Two-dimensional Topological Semimetals Protected by Symmorphic Symmetries

Two-dimensional (2D) band crossing semimetals (BCSMs) could be used to build a range of novel nanoscale devices such as superlenses and transistors. We find that symmorphic symmetry can protect a new type of robust 2D BCSMs, unlike the previously proposed 2D essential BCSMs protected by non-symmorphic symmetry [Young et al., Phys. Rev.
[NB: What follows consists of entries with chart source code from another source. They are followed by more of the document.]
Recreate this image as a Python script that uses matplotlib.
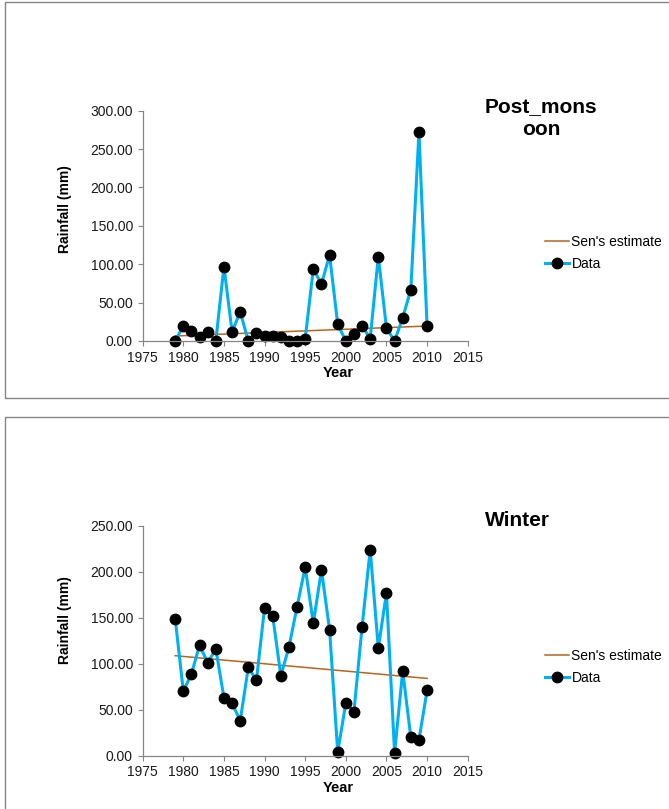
import numpy as np
import matplotlib
matplotlib.use("Agg")
import matplotlib.pyplot as plt
from matplotlib.patches import Rectangle
from matplotlib.ticker import FormatStrFormatter

plt.rcParams['font.family'] = ['Liberation Sans', 'DejaVu Sans']

# --- DATA ---
years = list(range(1979, 2011))

post_monsoon = [0, 20, 13, 5, 12, 0, 97, 12, 38, 0, 11, 7, 6, 5, 0, 0,
                3, 94, 74, 112, 22, 0, 9, 20, 3, 110, 17, 0, 30, 67, 272, 19]
post_sen = [6.5, 19.5]          # Sen's estimate at 1979 and 2010

winter = [149, 70, 89, 120, 101, 116, 63, 57, 38, 96, 82, 161, 152, 87, 118, 162,
          205, 144, 202, 137, 4, 57, 48, 140, 224, 117, 177, 3, 92, 20, 17, 71]
winter_sen = [108.7, 84.0]

sen_years = [1979, 2010]
x_ticks = [1975, 1980, 1985, 1990, 1995, 2000, 2005, 2010, 2015]

# --- FIGURE (pixel helpers) ---
W, H = 669, 809
fig = plt.figure(figsize=(W / 100, H / 100), dpi=100)

def px_axes(x0, y0, x1, y1):
    return fig.add_axes([x0 / W, 1 - y1 / H, (x1 - x0) / W, (y1 - y0) / H])

blue = '#00B0F0'
brown = '#B5651D'
spine_col = '#868686'

# panel borders
for top, bottom in [(2, 398), (417, 830)]:
    fig.patches.append(Rectangle((5 / W, 1 - bottom / H), 700 / W, (bottom - top) / H,
                                 transform=fig.transFigure, fill=False,
                                 edgecolor=spine_col, linewidth=1.0))

def panel(ax, vals, sen, ymax, title, title_xy, ylabel_y, year_y, leg_y):
    ax.plot(sen_years, sen, color=brown, linewidth=1.1, label="Sen's estimate")
    ax.plot(years, vals, color=blue, linewidth=2.2, marker='o', markersize=7.5,
            markerfacecolor='black', markeredgecolor='black',
            solid_joinstyle='miter', label='Data')
    ax.set_xlim(1975, 2015)
    ax.set_ylim(0, ymax)
    ax.set_xticks(x_ticks)
    ax.set_yticks(np.arange(0, ymax + 1, 50))
    ax.yaxis.set_major_formatter(FormatStrFormatter('%.2f'))
    for s in ['top', 'right']:
        ax.spines[s].set_visible(False)
    for s in ['left', 'bottom']:
        ax.spines[s].set_color(spine_col)
        ax.spines[s].set_linewidth(0.9)
    ax.tick_params(colors=spine_col, labelcolor='#1a1a1a', labelsize=10,
                   length=3.5, width=0.8, pad=3.5)
    for ln in ax.lines:
        ln.set_clip_on(False)

    fig.text(title_xy[0] / W, 1 - title_xy[1] / H, title, ha='center', va='center',
             fontsize=15, fontweight='bold', linespacing=1.3)
    fig.text(65 / W, 1 - ylabel_y / H, 'Rainfall (mm)', rotation=90, ha='center',
             va='center', fontsize=10, fontweight='bold')
    fig.text(338 / W, 1 - year_y / H, 'Year', ha='center', va='center',
             fontsize=10.5, fontweight='bold')
    ax.legend(loc='upper left', bbox_to_anchor=(545 / W, 1 - leg_y / H),
              bbox_transform=fig.transFigure, frameon=False, fontsize=10,
              handlelength=1.7, handletextpad=0.2, labelspacing=0.6,
              borderaxespad=0, borderpad=0)

ax1 = px_axes(142.7, 110.7, 467.7, 341)
panel(ax1, post_monsoon, post_sen, 300, 'Post_mons\noon', (541, 118), 209, 373, 235)

ax2 = px_axes(142.7, 525.7, 467.7, 755.7)
panel(ax2, winter, winter_sen, 250, 'Winter', (517, 520), 620, 788, 649)

fig.savefig('out.png', dpi=100)
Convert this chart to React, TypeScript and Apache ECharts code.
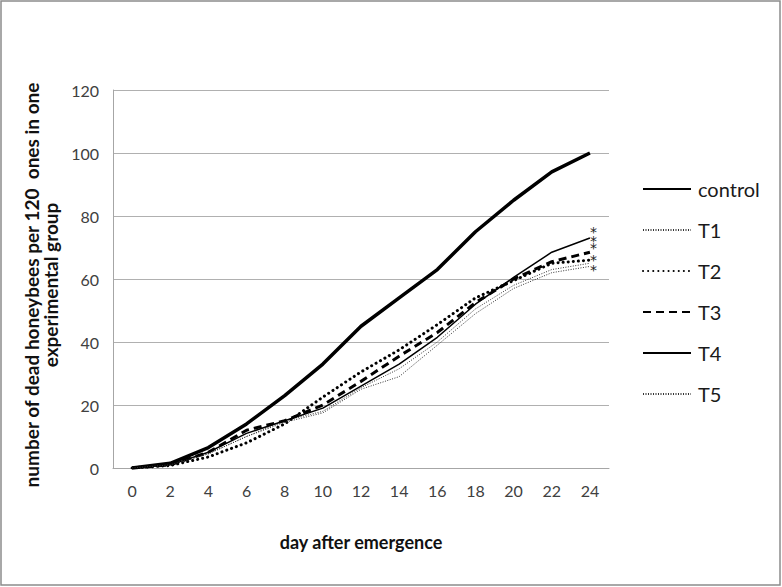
import React, { useEffect, useRef } from "react";
import * as echarts from "echarts";

const days = ["0", "2", "4", "6", "8", "10", "12", "14", "16", "18", "20", "22", "24"];
const control = [0, 1.5, 6.5, 14, 23, 33, 45, 54, 63, 75, 85, 94, 100];
const t1 = [0, 1, 4.5, 10, 15, 18, 25.5, 31.5, 40, 50.5, 58, 63, 65];
const t2 = [0, 0.8, 3.5, 8, 14, 22.5, 30.5, 37.5, 45.5, 54, 59.5, 65, 66];
const t3 = [0, 1, 5, 12, 15, 20, 27.5, 35.5, 43, 52.5, 60, 65.5, 68.5];
const t4 = [0, 1, 5, 11, 15, 19, 26, 33, 41.5, 52, 60.5, 68.5, 73];
const t5 = [0, 1, 4.5, 10, 14.5, 17.5, 25, 29, 39, 49, 57, 62, 64];
const seriesNames = ["control", "T1", "T2", "T3", "T4", "T5"];
const yTitleLine1 = "number of dead honeybees per 120\u00a0 ones in one";
const yTitleLine2 = "experimental group";
const xTitle = "day after emergence";
const significance = "*";

const FONT = "Lato, 'Open Sans', sans-serif";

export default function App() {
  const ref = useRef<HTMLDivElement>(null);
  useEffect(() => {
    document.body.style.margin = "0";
    const chart = echarts.init(ref.current!, null, { renderer: "svg" });
    const star = (dy: number) => ({
      show: true,
      formatter: significance,
      color: "#222",
      fontSize: 14,
      lineHeight: 7,
      fontFamily: "'DejaVu Sans', sans-serif",
      distance: 0,
      offset: [0, dy],
    });
    const mk = (name: string, data: number[], lineStyle: any, endDy?: number) => ({
      name,
      type: "line",
      data,
      showSymbol: false,
      symbol: "none",
      smooth: false,
      lineStyle,
      itemStyle: { color: "#000" },
      endLabel: endDy === undefined ? { show: false } : star(endDy),
      z: 3,
    });
    chart.setOption({
      animation: false,
      textStyle: { fontFamily: FONT },
      grid: { left: 113, right: 173, top: 90, bottom: 119, containLabel: false },
      legend: {
        orient: "vertical",
        left: 637,
        top: 174,
        itemWidth: 48,
        itemHeight: 14,
        itemGap: 21,
        itemStyle: { opacity: 0 },
        textStyle: { fontSize: 20, color: "#1a1a1a", fontFamily: FONT, padding: [0, 0, 0, 2] },
        data: seriesNames,
      },
      xAxis: {
        type: "category",
        data: days,
        boundaryGap: true,
        axisLine: { lineStyle: { color: "#a6a6a6", width: 1 } },
        axisTick: { show: false },
        axisLabel: { fontSize: 16, color: "#404040", margin: 14, fontFamily: FONT },
        name: xTitle,
        nameLocation: "middle",
        nameGap: 65,
        nameTextStyle: { fontSize: 18, fontWeight: "bold", color: "#111", fontFamily: FONT },
      },
      yAxis: {
        type: "value",
        min: 0,
        max: 120,
        interval: 20,
        axisLine: { show: true, lineStyle: { color: "#a6a6a6", width: 1 } },
        axisTick: { show: false },
        splitLine: { lineStyle: { color: "#b0b0b0", width: 1 } },
        axisLabel: { fontSize: 16, color: "#404040", margin: 14, fontFamily: FONT },
        name: "{a|" + yTitleLine1 + "}\n{b|" + yTitleLine2 + "}",
        nameLocation: "middle",
        nameRotate: 90,
        nameGap: 53,
        nameTextStyle: {
          fontWeight: "bold",
          color: "#111",
          fontFamily: FONT,
          align: "center",
          padding: [0, 12, 0, 0],
          rich: {
            a: { fontSize: 19, fontWeight: "bold", color: "#111", fontFamily: FONT, lineHeight: 19 },
            b: { fontSize: 19, fontWeight: "bold", color: "#111", fontFamily: FONT, lineHeight: 19 },
          },
        },
      },
      series: [
        mk("control", control, { color: "#000", width: 3.5, type: "solid" }),
        mk("T1", t1, { color: "#333", width: 1, type: [1, 1.5] }, -3),
        mk("T2", t2, { color: "#000", width: 3, type: [0.1, 5], cap: "round" }, -12),
        mk("T3", t3, { color: "#000", width: 3, type: [8, 5] }, -11),
        mk("T4", t4, { color: "#000", width: 1.5, type: "solid" }, -6),
        mk("T5", t5, { color: "#333", width: 1, type: [1, 1.5] }, 4),
      ],
      graphic: [
        {
          type: "rect",
          shape: { x: 1, y: 1, width: 779, height: 584 },
          style: { fill: "none", stroke: "#8c8c8c", lineWidth: 1.5 },
          silent: true,
        },
      ],
    });
    return () => chart.dispose();
  }, []);
  return <div ref={ref} style={{ width: 782, height: 587 }} />;
}
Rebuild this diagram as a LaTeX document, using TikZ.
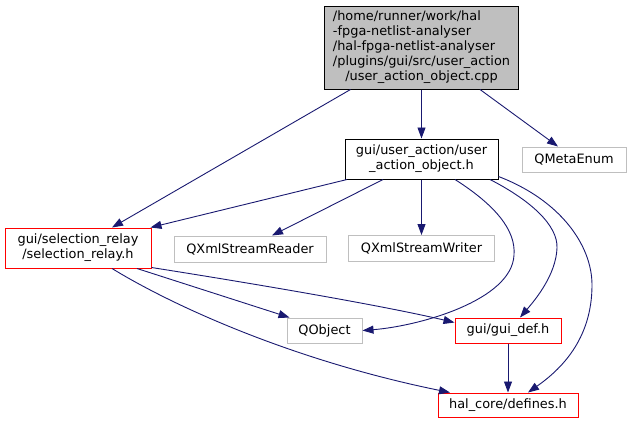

Lett. 115, 126803 (2015)]. This type of symmorphic symmetry protected (SSP) 2D essential BCSMs cannot be pair annihilated without destroying the crystalline symmetries, as opposed to the 2D BCSMs caused by the accidental band crossing. Through group theory analysis, we find that 2D SSP BCSMs can only exist at the K (K') point of Brillouin zone (BZ) of four layer groups and identify nonmagnetic 2D FeB2 as a candidate. Interestingly, nonmagnetic 2D SSP BCSMs can host a single pair of band crossing points (BCPs), whereas nonmagnetic three-dimensional (3D) Weyl semimetals (WSMs) have at least two pairs of band crossing Weyl points. It is found that the single pair of BCPs are robust against any kinds of strain. Furthermore, our calculation suggests that essential 2D SSP BCSMs can be used to realize electric field control of spin-texture, thus are promising candidates for spintronic devices.